TASK REQUIREMENTS: Faithfully return all lines, omitting every embedded picture.

SOURCE DATA:
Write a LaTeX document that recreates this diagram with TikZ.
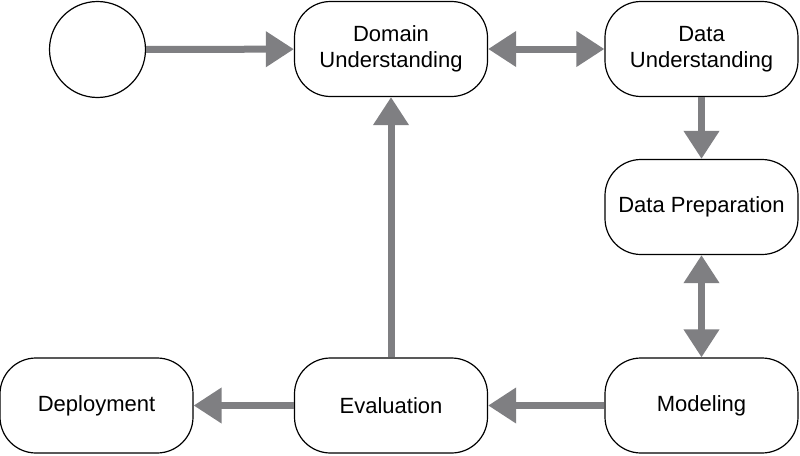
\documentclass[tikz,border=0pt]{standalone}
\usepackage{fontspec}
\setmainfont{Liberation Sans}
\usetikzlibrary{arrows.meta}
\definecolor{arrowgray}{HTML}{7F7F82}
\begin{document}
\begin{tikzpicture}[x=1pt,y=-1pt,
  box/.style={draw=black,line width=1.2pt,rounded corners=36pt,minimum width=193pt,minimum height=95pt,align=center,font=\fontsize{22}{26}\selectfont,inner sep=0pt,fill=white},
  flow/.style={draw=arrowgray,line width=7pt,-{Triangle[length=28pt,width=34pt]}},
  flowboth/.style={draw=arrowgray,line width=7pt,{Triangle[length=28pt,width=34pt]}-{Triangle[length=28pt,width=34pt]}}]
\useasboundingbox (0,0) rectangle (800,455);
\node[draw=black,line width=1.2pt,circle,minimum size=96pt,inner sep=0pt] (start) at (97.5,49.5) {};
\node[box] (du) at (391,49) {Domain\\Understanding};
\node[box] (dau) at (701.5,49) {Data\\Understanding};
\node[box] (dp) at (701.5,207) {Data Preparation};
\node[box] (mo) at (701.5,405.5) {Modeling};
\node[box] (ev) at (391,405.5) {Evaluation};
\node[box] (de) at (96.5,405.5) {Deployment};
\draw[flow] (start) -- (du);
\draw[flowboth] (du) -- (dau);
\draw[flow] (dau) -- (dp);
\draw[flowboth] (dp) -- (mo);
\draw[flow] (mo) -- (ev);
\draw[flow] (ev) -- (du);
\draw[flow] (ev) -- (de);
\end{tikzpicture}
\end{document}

ANSWER TO THIS TASK:
Write a LaTeX document that recreates this diagram with TikZ.
\documentclass[tikz,border=0pt]{standalone}
\usepackage{fontspec}
\setmainfont{Liberation Sans}
\usetikzlibrary{arrows.meta}
\definecolor{arrowgray}{HTML}{7F7F82}
\begin{document}
\begin{tikzpicture}[x=1pt,y=-1pt,
  box/.style={draw=black,line width=1.2pt,rounded corners=36pt,minimum width=193pt,minimum height=95pt,align=center,font=\fontsize{22}{26}\selectfont,inner sep=0pt,fill=white},
  flow/.style={draw=arrowgray,line width=7pt,-{Triangle[length=28pt,width=34pt]}},
  flowboth/.style={draw=arrowgray,line width=7pt,{Triangle[length=28pt,width=34pt]}-{Triangle[length=28pt,width=34pt]}}]
\useasboundingbox (0,0) rectangle (800,455);
\node[draw=black,line width=1.2pt,circle,minimum size=96pt,inner sep=0pt] (start) at (97.5,49.5) {};
\node[box] (du) at (391,49) {Domain\\Understanding};
\node[box] (dau) at (701.5,49) {Data\\Understanding};
\node[box] (dp) at (701.5,207) {Data Preparation};
\node[box] (mo) at (701.5,405.5) {Modeling};
\node[box] (ev) at (391,405.5) {Evaluation};
\node[box] (de) at (96.5,405.5) {Deployment};
\draw[flow] (start) -- (du);
\draw[flowboth] (du) -- (dau);
\draw[flow] (dau) -- (dp);
\draw[flowboth] (dp) -- (mo);
\draw[flow] (mo) -- (ev);
\draw[flow] (ev) -- (du);
\draw[flow] (ev) -- (de);
\end{tikzpicture}
\end{document}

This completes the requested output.